Détection de Fraude en Assurance Automobile
Abstract #
Fraud has become a major problem in the insurance industry. Many resources are invested
to identify and prevent it. Traditional approaches to identifying fraud are rule-based, which
means that strict and rapid rules for reporting fraudulent claims must be established manually
and in advance. But these techniques are no longer effective because of the increase of data
quantity to be processed and the variety of its types. For this, the techniques of Data Science
present the obvious solution for this problem.
In this regard, a client of the host company “DEVOTEAM”, which operates in the insurance
field, decided to invest in Data Science, in order to create a solution for automobile insurance
fraud detection.
This report summarizes the work aimed at the realization of a fraud detection solution in
automobile insurance. This solution uses three types of data, namely structured data, images of
damaged cars and accident description texts.
Before the realization of the project, we started with a documentation relating to the various
techniques of resolution of the problem, namely the algorithms of supervised and unsupervised
learning and the algorithms of deep learning. Then, we started to design the different models
for each type of data. Finally, we started the realization part. We started by testing supervised
classification models for the structured database, namely, SVM, KNN, Random Forest,
Decision Tree, Naïve Bayes and Logistic Regression. Then we performed the model tuning and
after the evaluation we were able to choose the SVM model which gave an accuracy of 0.93.

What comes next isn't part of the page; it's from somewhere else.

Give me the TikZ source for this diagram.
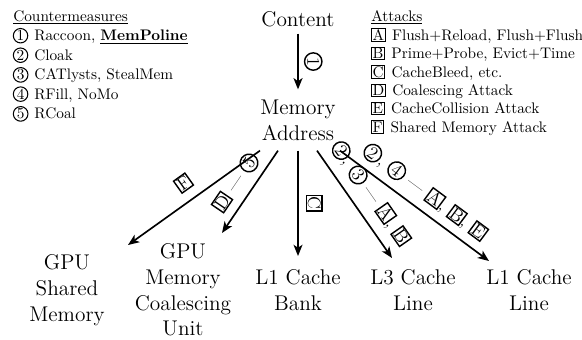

For image data, we started with the application of the DenseNet-201 architecture, in order to
confirm the damage, detect its location and its level of severity. Next, we applied optical
character recognition to read the license plate. For the textual data, we applied the LDA model
to extract the main topics (represented as a set of words) that occur in the texts.
Keywords: Insurance Fraud, Data Science, Machine Learning, Deep Learning, LDA,
DenseNet